Why can’t the Fed have certain limits, and beyond those, they have to go to Congress? Say $1 trillion of balance sheet. Is that normally enough? Sure. Under most circumstances that would be enough. The Fed would be independent though technically “limited”. If they need more, and times like this may call for more, it should be approved by the people or the representatives of the people. That isn’t too much too ask. The Fed is not slave to congress in “normal” times, but neither do they have unlimited powers.
Authority and Responsibility go hand in hand. One without the other invariably leads to disaster. That’s is why the US government is based on the principle of checks and balances. The President/Administrative branch cannot unilaterally make policy decisions except as has been authorized by the Constitution and Congress. To pass a Healthcare bill or change the tax structure, the President has to go to Congress and persuade/negotiate/compromise. And the Congress holds the purse strings.

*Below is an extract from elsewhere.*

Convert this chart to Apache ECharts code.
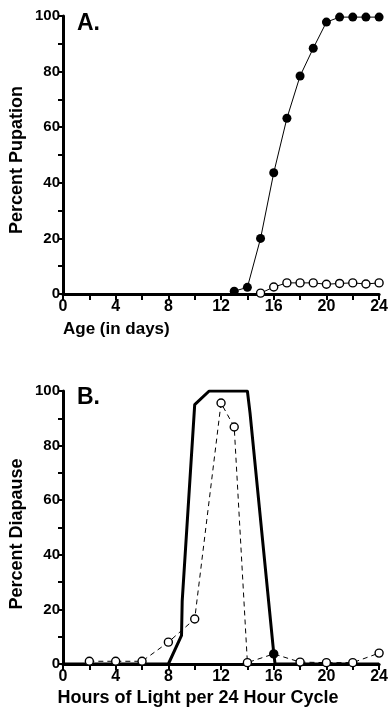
<!DOCTYPE html>
<html>
<head>
<meta charset="utf-8">
<script src="https://cdn.jsdelivr.net/npm/echarts@6/dist/echarts.min.js"></script>
<style>
  html, body { margin: 0; padding: 0; background: #fff; }
  #container { width: 391px; height: 709px; }
</style>
</head>
<body>
<div id="container"></div>
<script>
var dom = document.getElementById('container');
var myChart = echarts.init(dom);

// A. pupation vs age
var ageFilled = [13, 14, 15, 16, 17, 18, 19, 20, 21, 22, 23, 24];
var pupationFilled = [1, 2.4, 20, 43.6, 63.2, 78.4, 88.4, 97.8, 99.6, 99.6, 99.6, 99.6];
var ageOpen = [15, 16, 17, 18, 19, 20, 21, 22, 23, 24];
var pupationOpen = [0.3, 2.5, 4, 4, 4, 3.5, 3.8, 4, 3.6, 4];

// B. diapause vs photoperiod
var lightHours = [2, 4, 6, 8, 10, 12, 13, 14, 16, 18, 20, 22, 24];
var diapauseOpen = [1, 1, 1, 8, 16.5, 95.6, 86.8, 0.5, 3.7, 0.7, 0.5, 0.5, 4];
var curveHours = [0, 8, 9, 9.05, 10, 11.1, 14, 14.2, 16, 16.1, 24];
var curveDiapause = [0, 0, 10.5, 23, 95, 100, 100, 92, 4, 0, 0];

var font = '"Liberation Sans", Arial, sans-serif';

function pairs(xs, ys) {
  return xs.map(function (x, i) { return [x, ys[i]]; });
}

function xAxisCfg(gi) {
  return {
    gridIndex: gi, type: 'value', min: 0, max: 24, interval: 2,
    axisLine: { lineStyle: { color: '#000', width: 3 } },
    axisTick: { inside: false, length: 6, lineStyle: { color: '#000', width: 2 } },
    axisLabel: {
      color: '#000', fontFamily: font, fontWeight: 'bold', fontSize: 16, margin: 5,
      formatter: function (v) { return v % 4 === 0 ? v : ''; }
    },
    splitLine: { show: false }
  };
}

function yAxisCfg(gi) {
  return {
    gridIndex: gi, type: 'value', min: 0, max: 100, interval: 10,
    axisLine: { show: true, lineStyle: { color: '#000', width: 3 } },
    axisTick: { show: true, length: 5, lineStyle: { color: '#000', width: 2 } },
    axisLabel: {
      color: '#000', fontFamily: font, fontWeight: 'bold', fontSize: 15, margin: 3,
      formatter: function (v) { return v % 20 === 0 ? v : ''; }
    },
    splitLine: { show: false }
  };
}

var bData = pairs(lightHours, diapauseOpen).map(function (p) {
  if (p[0] === 16) {
    return { value: p, itemStyle: { color: '#000' } };
  }
  return p;
});

var option = {
  animation: false,
  backgroundColor: '#fff',
  grid: [
    { left: 63, right: 10, top: 16, height: 278 },
    { left: 63, right: 10, top: 391, height: 273 }
  ],
  xAxis: [xAxisCfg(0), xAxisCfg(1)],
  yAxis: [yAxisCfg(0), yAxisCfg(1)],
  graphic: [
    { type: 'text', left: 77, top: 12, style: { text: 'A.', font: 'bold 23px ' + font, fill: '#000' } },
    { type: 'text', left: 77, top: 386, style: { text: 'B.', font: 'bold 23px ' + font, fill: '#000' } },
    { type: 'text', x: 17, y: 160, rotation: Math.PI / 2,
      style: { text: 'Percent Pupation', font: 'bold 18px ' + font, fill: '#000', align: 'center', verticalAlign: 'middle' } },
    { type: 'text', x: 17, y: 534, rotation: Math.PI / 2,
      style: { text: 'Percent Diapause', font: 'bold 18px ' + font, fill: '#000', align: 'center', verticalAlign: 'middle' } },
    { type: 'text', x: 63, y: 329,
      style: { text: 'Age (in days)', font: 'bold 17px ' + font, fill: '#000', align: 'left', verticalAlign: 'middle' } },
    { type: 'text', x: 198, y: 698,
      style: { text: 'Hours of Light per 24 Hour Cycle', font: 'bold 18px ' + font, fill: '#000', align: 'center', verticalAlign: 'middle' } }
  ],
  series: [
    {
      type: 'line', xAxisIndex: 0, yAxisIndex: 0,
      data: pairs(ageFilled, pupationFilled),
      symbol: 'circle', symbolSize: 9,
      itemStyle: { color: '#000' },
      lineStyle: { color: '#000', width: 1 }
    },
    {
      type: 'line', xAxisIndex: 0, yAxisIndex: 0,
      data: pairs(ageOpen, pupationOpen),
      symbol: 'circle', symbolSize: 8,
      itemStyle: { color: '#fff', borderColor: '#000', borderWidth: 1.4 },
      lineStyle: { color: '#000', width: 1 }
    },
    {
      type: 'line', xAxisIndex: 1, yAxisIndex: 1,
      data: pairs(curveHours, curveDiapause),
      showSymbol: false, symbol: 'none',
      lineStyle: { color: '#000', width: 3 }
    },
    {
      type: 'line', xAxisIndex: 1, yAxisIndex: 1,
      data: bData,
      symbol: 'circle', symbolSize: 8,
      itemStyle: { color: '#fff', borderColor: '#000', borderWidth: 1.4 },
      lineStyle: { color: '#000', width: 1, type: [5, 4] }
    }
  ]
};

if (option && typeof option === 'object') {
  myChart.setOption(option);
}
</script>
</body>
</html>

Nor can the Congress do things unilaterally, the President must agree or the Congress must have the unity to override the veto. The Judicial Branch is independent of the President and Congress, but if the Congress/President can pass a law overriding the decision of the Supreme Court. The key is information and ability to make corrections. Checks and balances all the way.
Why is the Fed not subject to the same principles? Congress has no purse strings over the Fed; the President has no voice past the appointment (and given the 14 year terms that can be served once, that’s not much a lever). The Fed doesn’t have to reveal what it has done, thus making it impossible to make corrections. The President can be impeached for "treason, bribery, or other high crimes and misdemeanors." So can other civil officers of the United States, including the Fed Chairman. The Vice President can assume the office of the President, if the President is unable to discharge the powers and duties of the Presidency. The Fed Chairman apparently could ride in a helicopter dropping $100,000 bills on the people “to further monetary policy” and it might be impossible to stop him or find out how much he is dropping and on whom.